For an academy trust managing a portfolio of schools against a tight budget, a child with SEND who requires a teaching assistant, specialist interventions, and regular external agency involvement can represent a significant financial liability — particularly if their behaviour, often a direct consequence of unmet need, generates complaints from other parents or risks affecting Ofsted ratings. The incentive to remove that child is structural, not personal. The school is not necessarily acting cruelly. It is acting rationally within a system that has been designed to make cruelty rational.
This is the mechanism behind what campaigners call 'off-rolling' — the practice of removing pupils from school rolls through managed moves, parental pressure to home educate, or formal exclusion, in ways that are not always captured in official statistics. Ofsted has acknowledged the practice exists. The DfE has commissioned reviews.

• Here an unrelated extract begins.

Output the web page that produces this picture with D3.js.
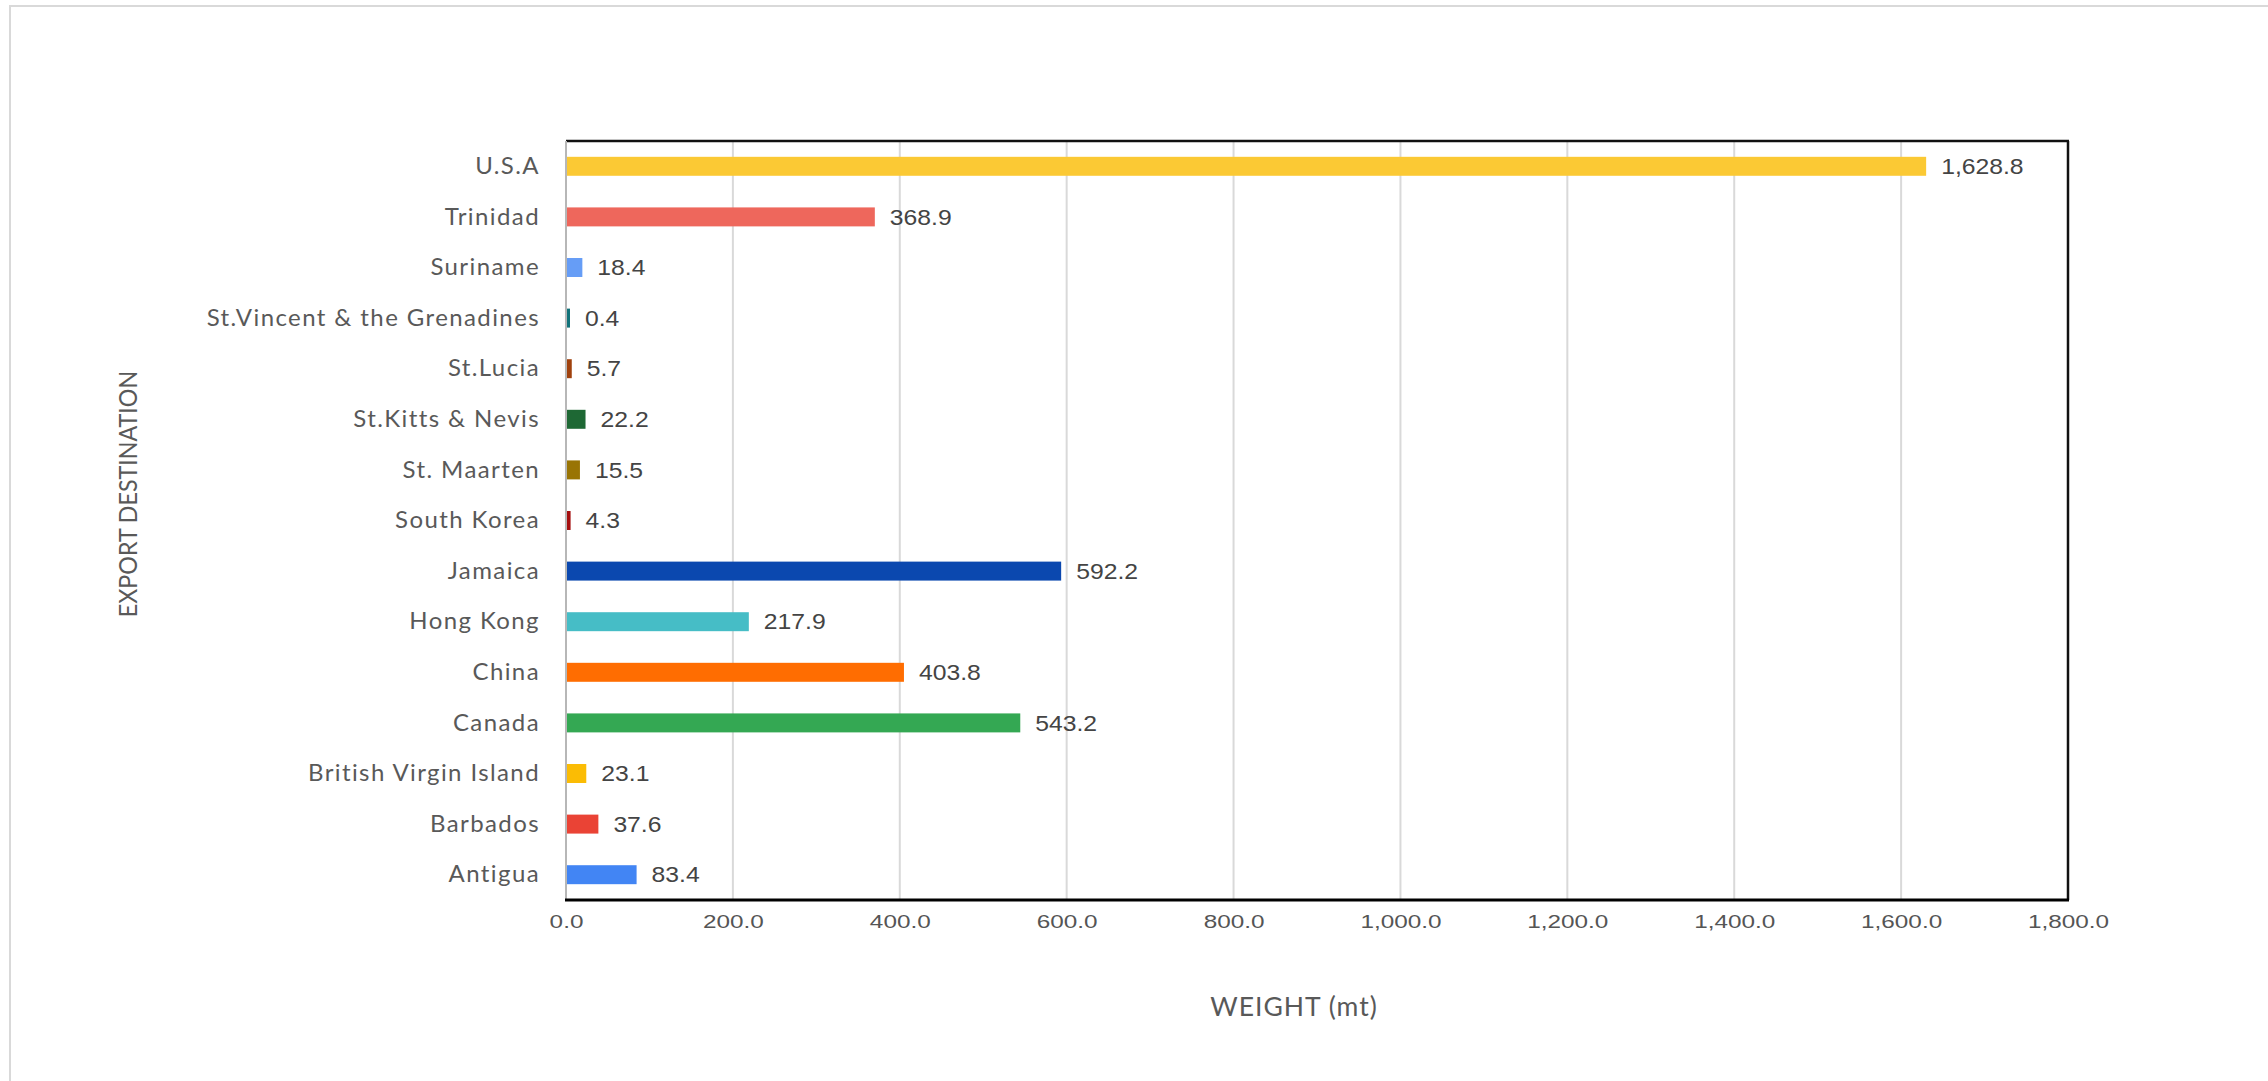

The problem has persisted regardless, because the funding pressures that drive it have not been addressed.
Who Gets Excluded — and Why It Is Not Random
The demographics of exclusion are not incidental. Black Caribbean pupils are permanently excluded at a rate three times higher than their white British peers, according to DfE data. Children with SEND account for around half of all permanent exclusions despite representing approximately 17% of the school population. Children eligible for free school meals — the standard proxy for poverty — are excluded at four times the rate of their more affluent peers.
These are not the children who are inherently more disruptive. They are the children whose needs are most expensive to meet, whose families have the least social capital to challenge exclusion decisions, and who are most dependent on school as a source of stability, structure, and support. The exclusion system selects for vulnerability, not dangerousness.
Pupil Referral Units (PRUs) and alternative provision settings exist to educate excluded children, and some do excellent work under extremely difficult circumstances. But the sector has expanded rapidly without commensurate regulation or oversight. Ofsted's own inspections have repeatedly found unregistered alternative provision — settings that are not schools, are not inspected, employ no qualified teachers, and are not required to follow the national curriculum — operating as warehouses for children whom the mainstream system has discarded. A 2022 report by the charity Become found children in some unregistered provision spending entire days on tablets or watching films, with no structured learning and no qualified adult supervision.
The Academy Trust Dimension
The rise of academy trusts has added a further layer of complexity. Multi-academy trusts (MATs) manage schools across local authority boundaries, and the financial pressures on individual schools within a trust can create incentives to concentrate difficult or expensive pupils in particular schools — or to move them out of the trust entirely. Local authorities, which previously had a duty to monitor and challenge exclusions, have seen their oversight role hollowed out as academisation has reduced their jurisdiction.
The government's own review of exclusions — the Timpson Review, published in 2019 — identified many of these dynamics and made a series of recommendations, including making schools financially responsible for the pupils they exclude. This 'exclusion funding reform' was piloted in some areas and found to reduce exclusion rates significantly. It has not been implemented nationally. The DfE has not explained why.
Photo: Timpson Review, via www.thelondonwire.co.uk
The Case for School Autonomy — and Why It Fails Here
Those who defend the current system argue that school leaders must have the authority to maintain safe learning environments, that teachers' working conditions matter, and that a small number of genuinely dangerous pupils can disrupt the education of many. These are not trivial concerns. The strongest version of this argument holds that without effective exclusion powers, schools in challenging areas would struggle to function.
But the data does not support the proposition that the children currently being excluded are primarily those posing genuine safety risks. A child with autism having a meltdown is not a threat requiring removal — they are a child requiring support that the school has been inadequately funded to provide. Treating every manifestation of unmet need as a behavioural problem to be managed through exclusion does not protect other pupils. It destroys the excluded child and defers the problem to the criminal justice system, which will encounter these same young people five years later at considerably greater cost to everyone.
The Broader Stakes
There is a through-line from exclusion to some of the most entrenched problems in British public life. Children permanently excluded from school are significantly more likely to end up in the criminal justice system, in long-term unemployment, or in contact with mental health services. The Youth Endowment Fund has documented the correlation between exclusion and serious youth violence. The cost of not educating a child properly does not disappear — it is displaced onto the NHS, the police, the courts, and the welfare system, where it accumulates compound interest over decades.
Photo: Youth Endowment Fund, via youthendowmentfund.org.uk
A genuinely progressive education settlement would fund schools adequately to meet the needs of every child enrolled, hold academy trusts to account for their exclusion rates in the same way they are held to account for their examination results, regulate alternative provision with the same rigour applied to mainstream schools, and treat the exclusion of a child as a systemic failure requiring investigation, not a management tool requiring only paperwork.
Until the funding model is fixed, the exclusion economy will continue — and the children who can least afford to be written off will keep paying the price for a system that was never designed with them in mind.